Afin d’acquérir un quart de l’exploitation de ses beaux-parents à Witternheim (150 hectares au total), Kevin Goetz est passé par là. Il a bénéficié d’une aide de 14 000 euros. Pour lui, l’établissement d’un « business plan » sur cinq ans est une démarche saugrenue et peu adaptée aux réalités du monde agricole, où les prix varient et les aléas climatiques rendent difficile toute forme de planification. Le jeune agriculteur de 28 ans soupire en y repensant. Mais ses vrais griefs sont ailleurs :

« La ferme est passée au bio. Ce tournant correspond à nos valeurs et nous apprécions de voir la société évoluer dans cette direction. Les pouvoirs publics disent vouloir soutenir le bio, mais les aides qui nous ont été promises par l’UE ne nous sont pas versées, du fait, nous dit-on, de problèmes de logiciels informatiques ! Or pour nous, ces aides au bio représentent 30 000 euros par an. Elles font, malheureusement, partie de notre chiffre d’affaires. On en a à peine touché 30%. Les autorités repoussent sans cesse la date de paiement. En janvier, on nous dit d’attendre mars, en mars d’attendre juin, en juin d’attendre septembre… On essuie leurs conneries. Ils nous mettent en péril. La situation est délirante. Et au jour le jour, tout ça, ça gâche le moral. »

Respecter « le deal »

Paul Fritsch, le président de la section Grand Est du syndicat Coordination rurale (CR), se désole de cette situation, qui décourage et déstabilise le secteur dans son intégralité, et les jeunes agriculteurs en particulier :

« Quand un jeune s’installe, il est obligé d’investir. Des promesses d’aides lui sont faites, s’il se plie aux règles et aux contraintes de la Politique agricole commune (PAC). Or il faut que chacun respecte ses engagements. Face aux retards de paiement, nous avons décidé de ne plus accepter les contrôles des autorités. »

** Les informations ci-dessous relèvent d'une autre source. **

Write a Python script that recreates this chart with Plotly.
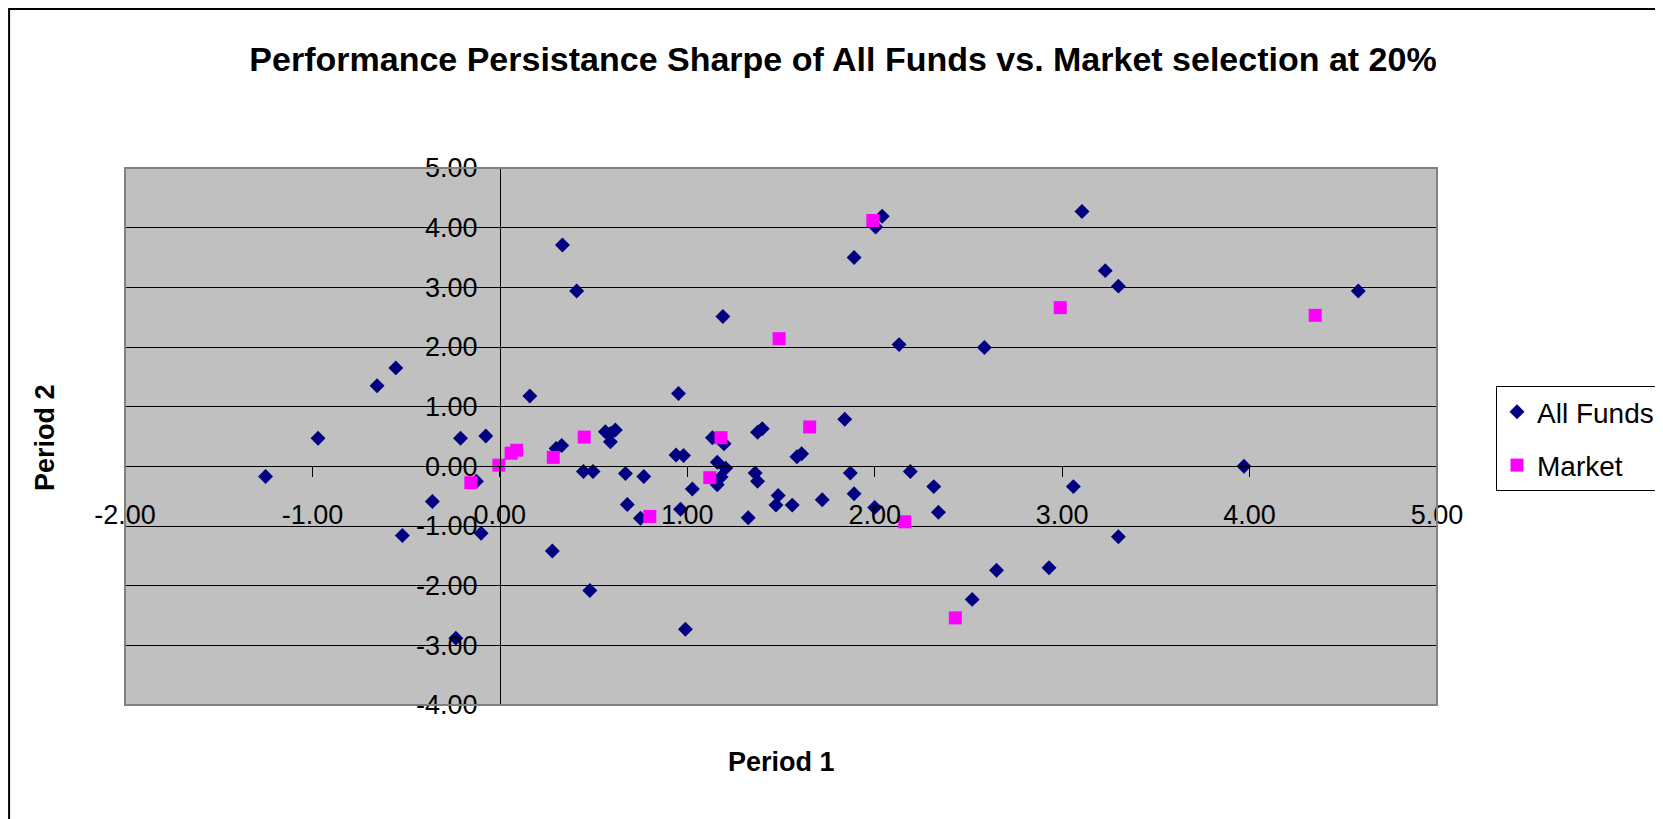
import plotly.graph_objects as go

# ---- data ----
funds_x = [-1.25, -0.97, -0.655, -0.555, -0.52, -0.36, -0.21, -0.235, -0.125, -0.10, -0.075,
           0.16, 0.28, 0.30, 0.33, 0.334, 0.41, 0.446, 0.497, 0.48, 0.563, 0.59, 0.616, 0.59,
           0.67, 0.68, 0.768, 0.75, 0.94, 0.98, 0.953, 0.964, 0.99, 1.027,
           1.134, 1.196, 1.16, 1.205, 1.18, 1.16, 1.19, 1.325, 1.362, 1.375, 1.375, 1.40,
           1.485, 1.473, 1.56, 1.585, 1.61, 1.72, 1.84, 1.87, 1.89, 1.89, 2.0, 2.005, 2.04,
           2.13, 2.19, 2.315, 2.34, 2.52, 2.585, 2.65, 2.93, 3.06, 3.106, 3.23, 3.30, 3.30,
           3.97, 4.58]
funds_y = [-0.17, 0.47, 1.35, 1.65, -1.16, -0.59, 0.47, -2.88, -0.25, -1.12, 0.51,
           1.18, -1.42, 0.30, 0.35, 3.71, 2.94, -0.085, -0.085, -2.08, 0.58, 0.55, 0.61, 0.41,
           -0.12, -0.64, -0.17, -0.87, 0.19, 0.18, 1.22, -0.72, -2.73, -0.38,
           0.48, 0.38, 0.07, -0.03, -0.18, -0.31, 2.51, -0.86, -0.11, -0.25, 0.57, 0.63,
           -0.49, -0.65, -0.65, 0.16, 0.21, -0.56, 0.79, -0.11, -0.46, 3.50, -0.69, 4.01, 4.19,
           2.04, -0.085, -0.34, -0.77, -2.23, 1.99, -1.74, -1.70, -0.34, 4.27, 3.28, 3.02, -1.18,
           0.0, 2.94]

market_x = [-0.155, -0.005, 0.06, 0.09, 0.285, 0.45, 0.80, 1.12, 1.18, 1.49, 1.653, 1.99,
            2.16, 2.43, 2.99, 4.35]
market_y = [-0.275, 0.02, 0.22, 0.27, 0.15, 0.49, -0.84, -0.19, 0.48, 2.14, 0.66, 4.12,
            -0.93, -2.54, 2.66, 2.53]

x_ticks = [-2, -1, 0, 1, 2, 3, 4, 5]
x_ticktext = ["-2.00", "-1.00", "0.00", "1.00", "2.00", "3.00", "4.00", "5.00"]
y_ticks = [-4, -3, -2, -1, 0, 1, 2, 3, 4, 5]
y_ticktext = ["-4.00", "-3.00", "-2.00", "-1.00", "0.00", "1.00", "2.00", "3.00", "4.00", "5.00"]

title_text = "Performance Persistance Sharpe of All Funds vs. Market selection at 20%"
x_title = "Period 1"
y_title = "Period 2"

FONT = "Arial, 'Liberation Sans', sans-serif"
W, H = 1663, 819
OFF = 8  # page body margin compensation
PLOT_L, PLOT_R, PLOT_T, PLOT_B = 125, 1438, 168, 705  # target page pixels
ML = PLOT_L - OFF
MT = PLOT_T - OFF
PW = PLOT_R - PLOT_L
PH = PLOT_B - PLOT_T
MR = W - ML - PW
MB = H - MT - PH


def px_to_paper_x(px):
    return (px - PLOT_L) / PW


def px_to_paper_y(py):
    return (PLOT_B - py) / PH


fig = go.Figure()
fig.add_trace(go.Scatter(
    x=funds_x, y=funds_y, mode="markers", name="All Funds",
    legendgroup="a",
    marker=dict(symbol="diamond", size=11.5, color="#000080", line=dict(width=0)),
))
fig.add_trace(go.Scatter(
    x=market_x, y=market_y, mode="markers", name="Market",
    legendgroup="b",
    marker=dict(symbol="square", size=13, color="#FF00FF", line=dict(width=0)),
))

xmin, xmax = x_ticks[0], x_ticks[-1]
ymin, ymax = y_ticks[0], y_ticks[-1]

fig.update_layout(
    width=W, height=H,
    margin=dict(l=ML, r=MR, t=MT, b=MB, pad=0),
    paper_bgcolor="white",
    plot_bgcolor="#C0C0C0",
    font=dict(family=FONT, size=27, color="black"),
    title=dict(text="<b>" + title_text + "</b>", x=(843 - OFF) / W, xanchor="center",
               y=1 - (59 - OFF) / H, yanchor="middle", xref="container", yref="container",
               font=dict(size=34, family=FONT, color="black")),
    xaxis=dict(range=[xmin, xmax], tickvals=x_ticks, ticktext=x_ticktext,
               showgrid=False, zeroline=False, showline=True, linecolor="black",
               linewidth=1, ticks="outside", ticklen=10, tickcolor="black",
               anchor="free", position=(0 - ymin) / (ymax - ymin),
               ticklabelstandoff=14,
               tickfont=dict(size=27, family=FONT, color="black")),
    yaxis=dict(range=[ymin, ymax], tickvals=y_ticks, ticktext=y_ticktext,
               showgrid=True, gridcolor="black", gridwidth=1, zeroline=False,
               showline=True, linecolor="black", linewidth=1, ticks="outside",
               ticklen=10, tickcolor="black",
               anchor="free", position=(0 - xmin) / (xmax - xmin),
               ticklabelstandoff=7,
               tickfont=dict(size=27, family=FONT, color="black")),
    legend=dict(x=px_to_paper_x(1496), y=px_to_paper_y(386), xanchor="left", yanchor="top",
                bgcolor="white", bordercolor="black", borderwidth=1,
                font=dict(size=28, family=FONT, color="black"),
                traceorder="grouped", tracegroupgap=14),
    showlegend=True,
)

# plot-area border
fig.add_shape(type="rect", xref="paper", yref="paper", x0=0, y0=0, x1=1, y1=1,
              line=dict(color="#808080", width=2), layer="above")
# outer chart border (as close to the page corner as the page margin allows)
fig.add_shape(type="rect", xref="paper", yref="paper",
              x0=px_to_paper_x(OFF + 1), y0=px_to_paper_y(835),
              x1=px_to_paper_x(1690), y1=px_to_paper_y(OFF + 1),
              line=dict(color="black", width=2), layer="above")

# axis titles
fig.add_annotation(text="<b>" + x_title + "</b>", xref="paper", yref="paper",
                   x=0.5, y=px_to_paper_y(762), xanchor="center", yanchor="middle",
                   showarrow=False, font=dict(size=27, family=FONT, color="black"))
fig.add_annotation(text="<b>" + y_title + "</b>", xref="paper", yref="paper",
                   x=px_to_paper_x(45), y=px_to_paper_y(438), xanchor="center",
                   yanchor="middle", textangle=-90,
                   showarrow=False, font=dict(size=27, family=FONT, color="black"))

fig.write_html("out.html")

Kevin Goetz confirme : les prochains contrôleurs qui se présenteront sur sa ferme ne passeront pas le pas de la porte, puisque « les autorités ne respectent pas le deal ». En attendant, faute de voir les aides arriver, il a contracté un prêt de 26 000 euros. Quant à son salaire mensuel, il s’élève à 1 400 euros. Cuisinier avant de rejoindre la ferme, Kevin Goetz s’interdit tout regret. Au contraire, il apprécie, dit-il, ce travail où il ne connaît pas la routine.

Kevin Goetz a fait une croix sur une carrière de cuisinier pour devenir agriculteur. (Photo CS / Rue89 Strasbourg / cc)

Une subvention de 30 000€ sur 700 000… et amputée

Depuis 2016, sa ferme est dotée d’un nouveau hangar, pour les vaches. Elles produisent 500 000 litres de lait par an. Ce nouveau bâtiment a représenté un investissement de taille pour Kevin Goetz et ses proches : plus de 700 000 euros. Une aide à l’investissement de l’UE – à hauteur de 30 000 euros – leur a été attribuée. Mais celle-ci a été amputée de 20% – soit 6 000 euros – car la construction de l’édifice a été achevée avec six mois de retard par rapport à la date annoncée.

Pendant les travaux, une crise laitière a frappé de plein fouet l’exploitation ; difficile de tout mener de front. De plus, la famille Goetz a choisi de construire elle-même bonne partie du hangar pour diminuer les coûts, sans imaginer que les délais ainsi engendrés les pénaliseraient. Pour Michel Dantin, eurodéputé français du Parti populaire européen (le PPE, majoritaire dans l’hémicycle), c’est bien sur le pan des investissements que des efforts restent à fournir :

« La France applique rigoureusement le dispositif prévu pour les jeunes agriculteurs. Mais il est toujours possible de faire plus. Le premier problème des jeunes, quand ils s’installent et reprennent des exploitations vieillissantes, c’est d’investir. Les aides à l’investissement devraient donc être plus importantes. Et mieux adaptées. »

Une réforme de la PAC est prévue à l’horizon 2020. A charge pour Bruxelles de penser une meilleure formule, surtout pour les jeunes agriculteurs, et ce malgré un budget restreint car bientôt privé de la contribution des Britanniques, après le Brexit.